Task instructions:
Leave out the pictures; transcribe all else exactly.

• • • • • • •

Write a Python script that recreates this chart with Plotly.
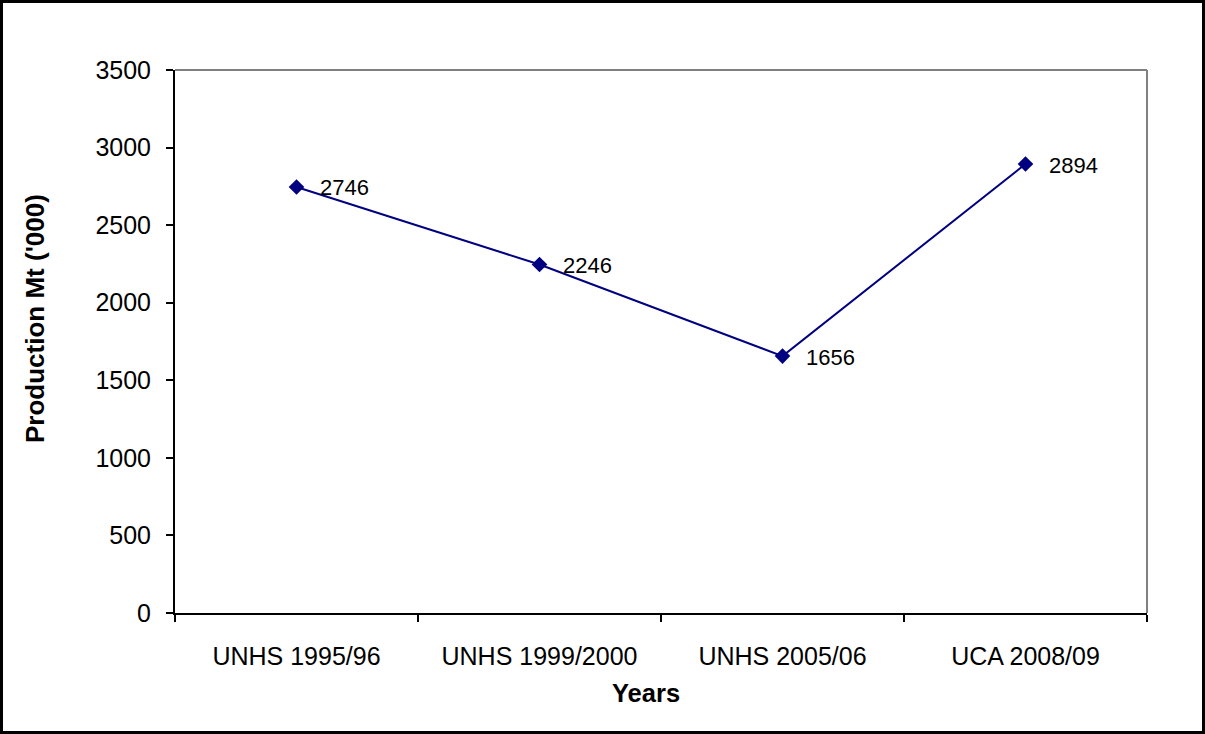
import plotly.graph_objects as go

# survey rounds and production values
surveys = ["UNHS 1995/96", "UNHS 1999/2000", "UNHS 2005/06", "UCA 2008/09"]
production = [2746, 2246, 1656, 2894]
y_ticks = [0, 500, 1000, 1500, 2000, 2500, 3000, 3500]

W, H = 1205, 734
L, R, T, B = 175, 58, 70, 121
pw, ph = W - L - R, H - T - B


def px_x(p):
    return (p - L) / pw


def px_y(p):
    return (H - B - p) / ph


FONT = "Liberation Sans, Arial, sans-serif"
navy = "#000080"

fig = go.Figure()
fig.add_trace(go.Scatter(
    x=surveys,
    y=production,
    mode="lines+markers",
    line={"color": navy, "width": 2},
    marker={"symbol": "diamond", "size": 12, "color": navy},
    showlegend=False,
    cliponaxis=False,
))

# data labels to the right of each point
for s, v in zip(surveys, production):
    fig.add_annotation(x=s, y=v, text=str(v), showarrow=False,
                       xanchor="left", yanchor="middle", xshift=21, yshift=-1,
                       font={"family": FONT, "size": 22, "color": "black"})

# axis titles
fig.add_annotation(x=px_x(646), y=px_y(693), xref="paper", yref="paper",
                   xanchor="center", yanchor="middle",
                   text="<b>Years</b>", showarrow=False,
                   font={"family": FONT, "size": 25.5, "color": "black"})
fig.add_annotation(x=px_x(35), y=px_y(319), xref="paper", yref="paper",
                   xanchor="center", yanchor="middle",
                   text="<b>Production Mt ('000)</b>", showarrow=False,
                   textangle=-90,
                   font={"family": FONT, "size": 26, "color": "black"})

# gray top/right border of plot area
fig.add_shape(type="line", xref="paper", yref="paper", x0=0, x1=1, y0=1, y1=1,
              line={"color": "#808080", "width": 2})
fig.add_shape(type="line", xref="paper", yref="paper", x0=1, x1=1, y0=0, y1=1,
              line={"color": "#808080", "width": 2})
# outer frame
fig.add_shape(type="rect", xref="paper", yref="paper",
              x0=px_x(1.5), x1=px_x(1203.5), y0=px_y(732.5), y1=px_y(1.5),
              line={"color": "black", "width": 3})

fig.update_xaxes(
    type="category", range=[-0.5, 3.5],
    showline=True, linecolor="black", linewidth=2,
    ticks="outside", tickson="boundaries", ticklen=7, tickwidth=2, tickcolor="black",
    ticklabelstandoff=20,
    showgrid=False, zeroline=False,
    tickfont={"family": FONT, "size": 25, "color": "black"},
)
fig.update_yaxes(
    range=[0, 3500], tickvals=y_ticks,
    showline=True, linecolor="black", linewidth=2,
    ticks="outside", ticklen=7, tickwidth=2, tickcolor="black",
    ticklabelstandoff=10,
    showgrid=False, zeroline=False,
    tickfont={"family": FONT, "size": 25, "color": "black"},
)
fig.update_layout(
    width=W, height=H,
    margin={"l": L, "r": R, "t": T, "b": B},
    paper_bgcolor="white", plot_bgcolor="white",
    font={"family": FONT, "color": "black"},
)

fig.write_html("out.html", config={"displayModeBar": False},
               post_script="document.body.style.margin='0';")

• • • • • • •

Answer:
Write a Python script that recreates this chart with Plotly.
import plotly.graph_objects as go

# survey rounds and production values
surveys = ["UNHS 1995/96", "UNHS 1999/2000", "UNHS 2005/06", "UCA 2008/09"]
production = [2746, 2246, 1656, 2894]
y_ticks = [0, 500, 1000, 1500, 2000, 2500, 3000, 3500]

W, H = 1205, 734
L, R, T, B = 175, 58, 70, 121
pw, ph = W - L - R, H - T - B


def px_x(p):
    return (p - L) / pw


def px_y(p):
    return (H - B - p) / ph


FONT = "Liberation Sans, Arial, sans-serif"
navy = "#000080"

fig = go.Figure()
fig.add_trace(go.Scatter(
    x=surveys,
    y=production,
    mode="lines+markers",
    line={"color": navy, "width": 2},
    marker={"symbol": "diamond", "size": 12, "color": navy},
    showlegend=False,
    cliponaxis=False,
))

# data labels to the right of each point
for s, v in zip(surveys, production):
    fig.add_annotation(x=s, y=v, text=str(v), showarrow=False,
                       xanchor="left", yanchor="middle", xshift=21, yshift=-1,
                       font={"family": FONT, "size": 22, "color": "black"})

# axis titles
fig.add_annotation(x=px_x(646), y=px_y(693), xref="paper", yref="paper",
                   xanchor="center", yanchor="middle",
                   text="<b>Years</b>", showarrow=False,
                   font={"family": FONT, "size": 25.5, "color": "black"})
fig.add_annotation(x=px_x(35), y=px_y(319), xref="paper", yref="paper",
                   xanchor="center", yanchor="middle",
                   text="<b>Production Mt ('000)</b>", showarrow=False,
                   textangle=-90,
                   font={"family": FONT, "size": 26, "color": "black"})

# gray top/right border of plot area
fig.add_shape(type="line", xref="paper", yref="paper", x0=0, x1=1, y0=1, y1=1,
              line={"color": "#808080", "width": 2})
fig.add_shape(type="line", xref="paper", yref="paper", x0=1, x1=1, y0=0, y1=1,
              line={"color": "#808080", "width": 2})
# outer frame
fig.add_shape(type="rect", xref="paper", yref="paper",
              x0=px_x(1.5), x1=px_x(1203.5), y0=px_y(732.5), y1=px_y(1.5),
              line={"color": "black", "width": 3})

fig.update_xaxes(
    type="category", range=[-0.5, 3.5],
    showline=True, linecolor="black", linewidth=2,
    ticks="outside", tickson="boundaries", ticklen=7, tickwidth=2, tickcolor="black",
    ticklabelstandoff=20,
    showgrid=False, zeroline=False,
    tickfont={"family": FONT, "size": 25, "color": "black"},
)
fig.update_yaxes(
    range=[0, 3500], tickvals=y_ticks,
    showline=True, linecolor="black", linewidth=2,
    ticks="outside", ticklen=7, tickwidth=2, tickcolor="black",
    ticklabelstandoff=10,
    showgrid=False, zeroline=False,
    tickfont={"family": FONT, "size": 25, "color": "black"},
)
fig.update_layout(
    width=W, height=H,
    margin={"l": L, "r": R, "t": T, "b": B},
    paper_bgcolor="white", plot_bgcolor="white",
    font={"family": FONT, "color": "black"},
)

fig.write_html("out.html", config={"displayModeBar": False},
               post_script="document.body.style.margin='0';")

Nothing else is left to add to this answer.